SLOs have been Google's reliability standard for a decade, and they're now practical for teams your size. The broader industry adoption has produced a practical toolkit for organisations that want to manage reliability systematically.
SLI selection
A Service Level Indicator is a metric that measures a meaningful aspect of service behaviour from the user's perspective. Common SLIs: availability (percentage of requests that succeed), latency (percentage of requests completed within a threshold), and error rate (percentage of requests that return an error).

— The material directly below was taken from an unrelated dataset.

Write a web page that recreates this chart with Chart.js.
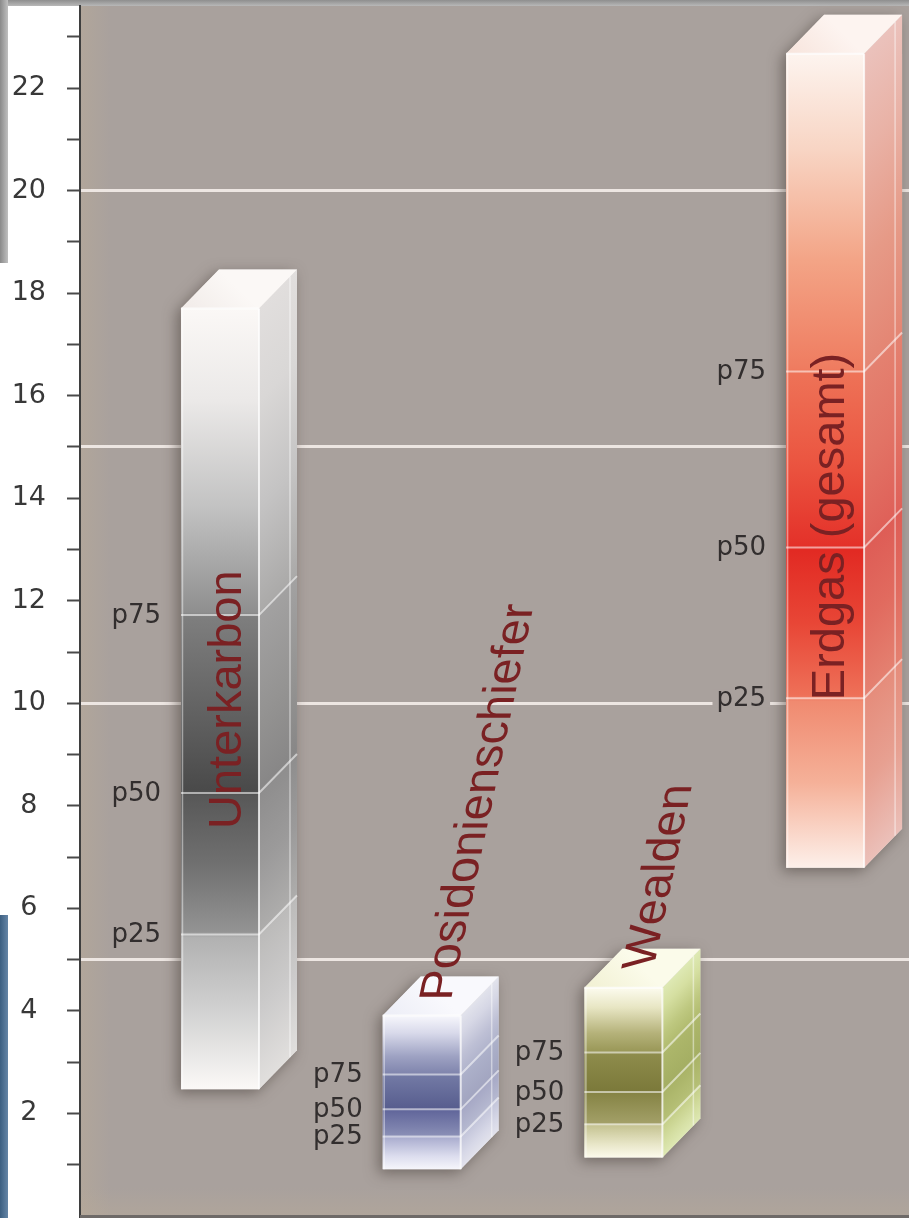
<!DOCTYPE html>
<html>
<head>
<meta charset="utf-8">
<script src="https://cdn.jsdelivr.net/npm/chart.js@4.4.1/dist/chart.umd.min.js"></script>
<style>
  html, body { margin: 0; padding: 0; background: #ffffff; }
  #wrap { width: 909px; height: 1218px; position: relative; }
</style>
</head>
<body>
<div id="wrap"><canvas id="chart" width="909" height="1218"></canvas></div>
<script>
// ---- data -------------------------------------------------------------
const categories = ['Unterkarbon', 'Posidonienschiefer', 'Wealden', 'Erdgas (gesamt)'];
const minValues  = [2.47, 0.91, 1.14, 6.79];
const maxValues  = [17.70, 3.91, 4.45, 22.67];
const p25Values  = [5.49, 1.55, 1.79, 10.10];
const p50Values  = [8.25, 2.08, 2.42, 13.04];
const p75Values  = [11.72, 2.76, 3.19, 16.47];
const percentileLabels = ['p75', 'p50', 'p25'];
const yTickValues = [1, 2, 3, 4, 5, 6, 7, 8, 9, 10, 11, 12, 13, 14, 15, 16, 17, 18, 19, 20, 21, 22, 23];
const yTickLabels = ['', '2', '', '4', '', '6', '', '8', '', '10', '', '12', '', '14', '', '16', '', '18', '', '20', '', '22', ''];
const yGridValues = [5, 10, 15, 20];

// ---- look -------------------------------------------------------------
const W = 909, H = 1218;
const DEPTH = { x: 38, y: 39 };
const PLOT_BG = '#a9a19d';
const NAME_COLOR = '#7a2123';
const LABEL_COLOR = '#322e2e';
const NAME_FONT = '47px "Liberation Sans", Arial, sans-serif';
const LABEL_FONT = '26px "DejaVu Sans", Verdana, sans-serif';

// colour stops along each box: 0 = top, 1 = p75, 2 = p50, 3 = p25, 4 = bottom
const seriesStyle = [
  {
    front: [[0, '#fbf8f6'], [0.3, '#ebe9e8'], [0.65, '#c2c2c2'], [0.99, '#8f8f8f'], [1.01, '#7e7e7e'],
            [1.6, '#5f5f5f'], [1.98, '#4a4a4a'], [2.02, '#585858'], [2.5, '#707070'], [2.98, '#939393'],
            [3.02, '#b1b1b1'], [3.5, '#d2d2d2'], [4, '#fbf9f7']],
    sideTint: '#c6c4c3', sideMix: 0.5, top: ['#f1ebe8', '#fbf8f6'],
    name: { ref: 'p50', dx: -18, dy: 36, slant: 0 }
  },
  {
    front: [[0, '#f7f7fc'], [0.3, '#d8d9ea'], [0.7, '#9da1c2'], [0.98, '#8085ad'], [1.02, '#737aa5'],
            [1.98, '#575d8e'], [2.02, '#60659a'], [2.98, '#8a8fb6'], [3.02, '#a9acce'], [3.6, '#dcddee'],
            [4, '#f6f6fb']],
    sideTint: '#d4d5e2', sideMix: 0.6, top: ['#ecedf6', '#f9f9fd'],
    name: { ref: 'max', dx: -10, dy: -15, slant: 0.21 }
  },
  {
    front: [[0, '#fcfbee'], [0.3, '#e8e6c4'], [0.7, '#b5b27a'], [0.98, '#9a9858'], [1.02, '#8e8c4c'],
            [1.98, '#7b793a'], [2.02, '#858344'], [2.98, '#a3a068'], [3.02, '#c4c290'], [3.6, '#e8e6c8'],
            [4, '#fcfaec']],
    sideTint: '#c6da84', sideMix: 0.55, top: ['#f1f0d2', '#fbfbea'],
    name: { ref: 'max', dx: -9, dy: -19, slant: 0.21 }
  },
  {
    front: [[0, '#fdf4ef'], [0.3, '#f8d5c4'], [0.65, '#f3a486'], [0.99, '#ef7c60'], [1.01, '#ee7257'],
            [1.5, '#eb5641'], [1.98, '#e4322a'], [2.02, '#e22a23'], [2.5, '#e84636'], [2.98, '#ee7058'],
            [3.02, '#f08a70'], [3.5, '#f5b199'], [4, '#fdf0ea']],
    sideTint: '#d98f88', sideMix: 0.5, top: ['#f7e4dc', '#fdf4f0'],
    name: { ref: 'p25', dx: -20, dy: 2, slant: 0 }
  }
];

const refValues = { max: maxValues, p75: p75Values, p50: p50Values, p25: p25Values, min: minValues };

// ---- helpers ----------------------------------------------------------
function hexToRgb(h) {
  const n = parseInt(h.slice(1), 16);
  return [(n >> 16) & 255, (n >> 8) & 255, n & 255];
}
function mix(a, b, t) {
  const A = hexToRgb(a), B = hexToRgb(b);
  return 'rgb(' + A.map((v, i) => Math.round(v + (B[i] - v) * t)).join(',') + ')';
}
function anchorPixels(chart, i) {
  const y = chart.scales.y;
  return [maxValues[i], p75Values[i], p50Values[i], p25Values[i], minValues[i]].map(v => y.getPixelForValue(v));
}
function stopPixel(a, s) {
  const k = Math.min(3, Math.floor(s));
  return a[k] + (a[k + 1] - a[k]) * (s - k);
}
function addStops(g, a, stops, tint, ratio) {
  const span = a[4] - a[0];
  stops.forEach(([s, c]) => {
    const p = Math.max(0, Math.min(1, (stopPixel(a, s) - a[0]) / span));
    g.addColorStop(p, tint ? mix(c, tint, ratio) : c);
  });
}
function frontFill(context) {
  if (context.type !== 'data') return 'transparent';
  const chart = context.chart;
  if (!chart.chartArea || !chart.scales.y) return 'transparent';
  const i = context.dataIndex;
  const a = anchorPixels(chart, i);
  const g = chart.ctx.createLinearGradient(0, a[0], 0, a[4]);
  addStops(g, a, seriesStyle[i].front);
  return g;
}
function boxGeometry(chart, i) {
  const el = chart.getDatasetMeta(0).data[i];
  const p = el.getProps(['x', 'y', 'base', 'width'], true);
  return {
    xL: p.x - p.width / 2, xR: p.x + p.width / 2,
    yTop: Math.min(p.y, p.base), yBot: Math.max(p.y, p.base)
  };
}

// ---- 3D box drawing ---------------------------------------------------
const boxPlugin = {
  id: 'boxes3d',
  beforeDraw(chart) {
    const ctx = chart.ctx, ca = chart.chartArea;
    ctx.save();
    ctx.fillStyle = '#ffffff';
    ctx.fillRect(0, 0, W, H);
    // frame remnants around the picture
    const gTop = ctx.createLinearGradient(0, 0, 0, ca.top);
    gTop.addColorStop(0, '#8e8e8e'); gTop.addColorStop(1, '#b8b8b8');
    ctx.fillStyle = gTop; ctx.fillRect(0, 0, W, ca.top);
    const gLeft = ctx.createLinearGradient(0, 0, 9, 0);
    gLeft.addColorStop(0, '#8a8a8a'); gLeft.addColorStop(1, '#c6c6c6');
    ctx.fillStyle = gLeft; ctx.fillRect(0, 0, 8, 263);
    const gBlue = ctx.createLinearGradient(0, 0, 9, 0);
    gBlue.addColorStop(0, '#3c5f81'); gBlue.addColorStop(1, '#6a8aab');
    ctx.fillStyle = gBlue; ctx.fillRect(0, 915, 8, H - 915);
    // plot background
    ctx.fillStyle = PLOT_BG;
    ctx.fillRect(ca.left, ca.top, W - ca.left, H - ca.top);
    const gBand = ctx.createLinearGradient(ca.left, 0, ca.left + 30, 0);
    gBand.addColorStop(0, 'rgba(184,170,152,0.55)'); gBand.addColorStop(1, 'rgba(184,170,152,0)');
    ctx.fillStyle = gBand; ctx.fillRect(ca.left, ca.top, 30, H - ca.top);
    const gFoot = ctx.createLinearGradient(0, ca.bottom - 28, 0, ca.bottom);
    gFoot.addColorStop(0, 'rgba(184,170,152,0)'); gFoot.addColorStop(1, 'rgba(184,170,152,0.45)');
    ctx.fillStyle = gFoot; ctx.fillRect(ca.left, ca.bottom - 28, W - ca.left, 28);
    ctx.restore();
  },
  beforeDatasetsDraw(chart) {
    // soft shadow under each box
    const ctx = chart.ctx;
    categories.forEach((c, i) => {
      const b = boxGeometry(chart, i);
      ctx.save();
      ctx.shadowColor = 'rgba(70,60,55,0.55)';
      ctx.shadowBlur = 14;
      ctx.shadowOffsetX = -4;
      ctx.shadowOffsetY = 4;
      ctx.fillStyle = '#d8d4d2';
      ctx.beginPath();
      ctx.moveTo(b.xL, b.yTop);
      ctx.lineTo(b.xL + DEPTH.x, b.yTop - DEPTH.y);
      ctx.lineTo(b.xR + DEPTH.x, b.yTop - DEPTH.y);
      ctx.lineTo(b.xR + DEPTH.x, b.yBot - DEPTH.y);
      ctx.lineTo(b.xR, b.yBot);
      ctx.lineTo(b.xL, b.yBot);
      ctx.closePath();
      ctx.fill();
      ctx.restore();
    });
  },
  afterDatasetsDraw(chart) {
    const ctx = chart.ctx;
    const yScale = chart.scales.y;
    const gridPx = yGridValues.map(v => yScale.getPixelForValue(v));
    categories.forEach((name, i) => {
      const st = seriesStyle[i];
      const b = boxGeometry(chart, i);
      const a = anchorPixels(chart, i);
      const dx = DEPTH.x, dy = DEPTH.y;
      ctx.save();

      // side face
      const k = (a[4] - a[0]) * dx / (dx * dx + dy * dy);
      const gs = ctx.createLinearGradient(b.xR, a[0], b.xR + k * dy, a[0] + k * dx);
      addStops(gs, a, st.front, st.sideTint, st.sideMix);
      ctx.fillStyle = gs;
      ctx.beginPath();
      ctx.moveTo(b.xR, b.yTop);
      ctx.lineTo(b.xR + dx, b.yTop - dy);
      ctx.lineTo(b.xR + dx, b.yBot - dy);
      ctx.lineTo(b.xR, b.yBot);
      ctx.closePath();
      ctx.fill();

      // top face
      const gt = ctx.createLinearGradient(b.xL, b.yTop, b.xL + dx, b.yTop - dy);
      gt.addColorStop(0, st.top[0]);
      gt.addColorStop(1, st.top[1]);
      ctx.fillStyle = gt;
      ctx.beginPath();
      ctx.moveTo(b.xL, b.yTop);
      ctx.lineTo(b.xR, b.yTop);
      ctx.lineTo(b.xR + dx, b.yTop - dy);
      ctx.lineTo(b.xL + dx, b.yTop - dy);
      ctx.closePath();
      ctx.fill();

      // edge highlights
      ctx.strokeStyle = 'rgba(255,255,255,0.75)';
      ctx.lineWidth = 2;
      ctx.beginPath();
      ctx.moveTo(b.xR, b.yTop); ctx.lineTo(b.xR, b.yBot);
      ctx.moveTo(b.xL, b.yTop); ctx.lineTo(b.xR, b.yTop);
      ctx.stroke();
      ctx.strokeStyle = 'rgba(255,255,255,0.45)';
      ctx.lineWidth = 1.5;
      ctx.beginPath();
      ctx.moveTo(b.xL + 1.5, b.yTop); ctx.lineTo(b.xL + 1.5, b.yBot);
      ctx.moveTo(b.xR + dx - 7, b.yTop - dy + 7); ctx.lineTo(b.xR + dx - 7, b.yBot - dy + 7);
      ctx.stroke();

      // percentile lines on front and side
      const pv = [p75Values[i], p50Values[i], p25Values[i]];
      ctx.strokeStyle = 'rgba(255,255,255,0.55)';
      ctx.lineWidth = 2;
      pv.forEach(v => {
        const yp = yScale.getPixelForValue(v);
        ctx.beginPath();
        ctx.moveTo(b.xL, yp); ctx.lineTo(b.xR, yp);
        ctx.lineTo(b.xR + dx, yp - dy);
        ctx.stroke();
      });

      // percentile labels
      ctx.font = LABEL_FONT;
      ctx.textAlign = 'right';
      ctx.textBaseline = 'middle';
      pv.forEach((v, j) => {
        const yp = yScale.getPixelForValue(v);
        const tx = b.xL - 20;
        const w = ctx.measureText(percentileLabels[j]).width;
        if (gridPx.some(g => Math.abs(g - yp) < 14)) {
          ctx.fillStyle = PLOT_BG;
          ctx.fillRect(tx - w - 4, yp - 9, w + 8, 18);
        }
        ctx.fillStyle = LABEL_COLOR;
        ctx.fillText(percentileLabels[j], tx, yp + 1);
      });

      // category name
      const n = st.name;
      const yRef = yScale.getPixelForValue(refValues[n.ref][i]);
      ctx.font = NAME_FONT;
      ctx.fillStyle = NAME_COLOR;
      ctx.textAlign = 'left';
      ctx.textBaseline = 'alphabetic';
      ctx.translate(b.xR + n.dx, yRef + n.dy);
      ctx.transform(n.slant, -1, 1, 0, 0, 0);
      ctx.fillText(name, 0, 0);
      ctx.restore();
    });
  },
  afterDraw(chart) {
    const ctx = chart.ctx, ca = chart.chartArea;
    ctx.save();
    ctx.fillStyle = '#6e6a68';
    ctx.fillRect(ca.left, ca.bottom - 1, W - ca.left, H - ca.bottom + 1);
    ctx.restore();
  }
};

// ---- chart ------------------------------------------------------------
new Chart(document.getElementById('chart'), {
  type: 'bar',
  data: {
    labels: categories,
    datasets: [{
      data: categories.map((c, i) => ({ x: i, y: [minValues[i], maxValues[i]] })),
      backgroundColor: frontFill,
      hoverBackgroundColor: frontFill,
      borderWidth: 0,
      barThickness: 78,
      inflateAmount: 0
    }]
  },
  options: {
    responsive: false,
    animation: false,
    events: [],
    devicePixelRatio: 1,
    layout: { padding: { left: 0, right: 0, top: 6, bottom: 2 } },
    plugins: { legend: { display: false }, tooltip: { enabled: false } },
    scales: {
      x: { type: 'linear', min: -0.694, max: 3.416, offset: false, grid: { offset: false }, display: false },
      y: {
        min: 0,
        max: 23.6,
        afterBuildTicks: axis => { axis.ticks = yTickValues.map(v => ({ value: v })); },
        afterFit: axis => {
          axis.width = 80;
          axis.paddingTop = 0;
          axis.paddingBottom = 0;
        },
        ticks: {
          autoSkip: false,
          callback: v => yTickLabels[yTickValues.indexOf(v)] ?? '',
          font: { family: '"DejaVu Sans", Verdana, sans-serif', size: 27 },
          color: '#383838',
          padding: 21,
          crossAlign: 'center'
        },
        grid: {
          drawOnChartArea: true,
          color: c => (c.tick && yGridValues.includes(c.tick.value)) ? '#ede6e2' : 'rgba(0,0,0,0)',
          lineWidth: 3,
          tickColor: '#4a4a4a',
          tickWidth: 2,
          tickLength: 13
        },
        border: { display: true, color: '#3e3e3e', width: 2 }
      }
    }
  },
  plugins: [boxPlugin]
});
</script>
</body>
</html>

The selection matters: an SLI that is easy to measure but does not correlate with user experience produces a metric that passes while users are having a bad experience.
The error budget model
An SLO defines the target for an SLI: 99.9% of requests complete within 200ms over a rolling 30-day window. If 99.9% is the target, you have 0.1% of requests as an error budget. When the budget is healthy, teams can deploy changes freely. When the budget is being consumed, reliability work takes priority over feature work. The error budget makes the cost of unreliability visible as a shared metric that both engineering and product teams own.
Setting realistic targets
The first SLO for most services should be based on observed performance, not aspirational targets. What SLI level do you actually achieve today? Set the SLO at the current level or slightly above it. Then improve. Starting with a target that requires significant engineering work before the current error budget would be met produces demoralised teams with perpetually breached SLOs.
SLO reporting tools
Azure Monitor workbooks can display SLO compliance over time from metric data. Prometheus and Grafana support SLO dashboards via recording rules that pre-calculate compliance metrics. Nobl9 and Sloth are dedicated SLO management platforms. The tooling choice is secondary to getting the SLI measurement right and the team aligned on the error budget model.